We need to understand what things are demographics and what things aren't demographics. Most national public polls that you will see are measuring party identification as an attitude. There's not a Census measurement for party identification, nor should there be because it's something that changes over time. We should expect polls to vary both in their ideological composition and their partisan composition. Not drastically, but we should expect polls to be different from one another.
Fix: What other analysis do we do?
Clement: Our analysis when we get the data is driven by what's interesting. These polls are designed to first show what the general public thinks on a particular issue. That's pretty plain and easy to see; it doesn't require a great deal of statistical analysis.
The other element of analysis that we look at is how each question breaks down by a variety of different demographic groups. Basic questions are: This percentage of people supports a change to Social Security policy. Do Democrats and Republicans have strongly differing views on this? Typically we're used to seeing strongly differing views, so it's surprising when they aren't different. That's the kind of thing we're looking for.

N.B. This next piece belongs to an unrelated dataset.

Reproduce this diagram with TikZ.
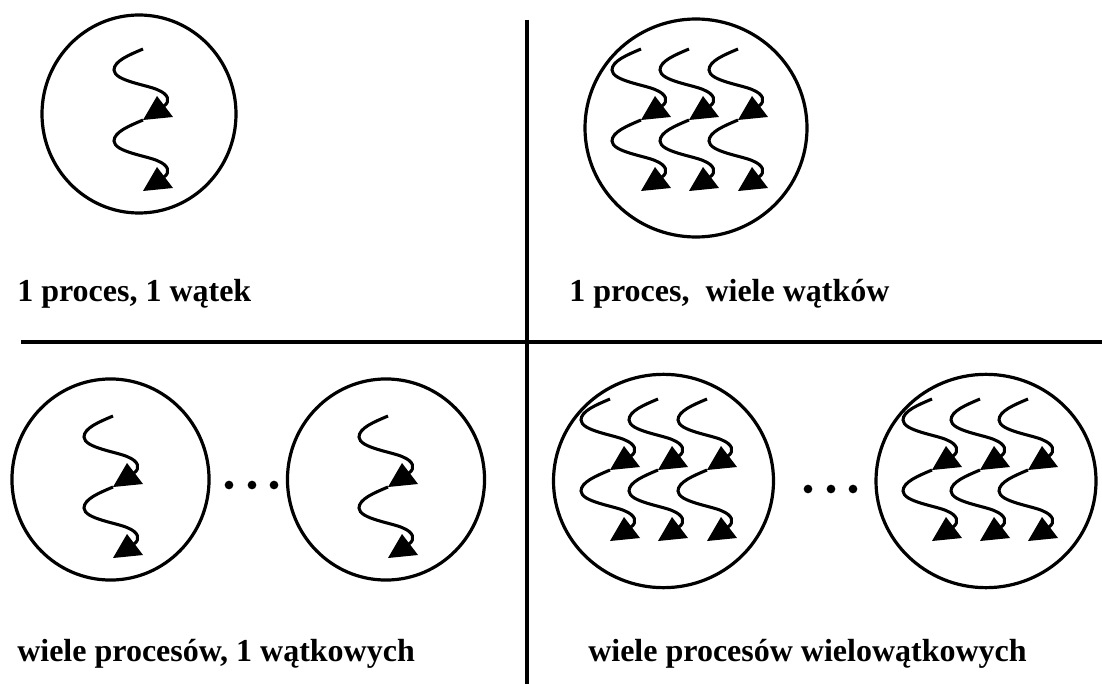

If you have a theory that maybe people of a certain demographic characteristic have a really unique opinion on some issue, and you conduct your statistical analysis and find that being in that demographic groups doesn't make a difference, that could warn you off of writing a story. Or it could confirm that, in fact, this factor is really important and you should feel confident about that.
So there you go. Start to finish.
If you want to conduct your own national survey, by the way, ORC will charge you $1,000 to add a question to its regular poll of 1,000 Americans. Maybe see if you can figure out why Trump is polling so well.
This interview has been edited and ordered for clarity. Two erroneous transcriptions were updated, and the year that the Post began including Spanish language calls was corrected.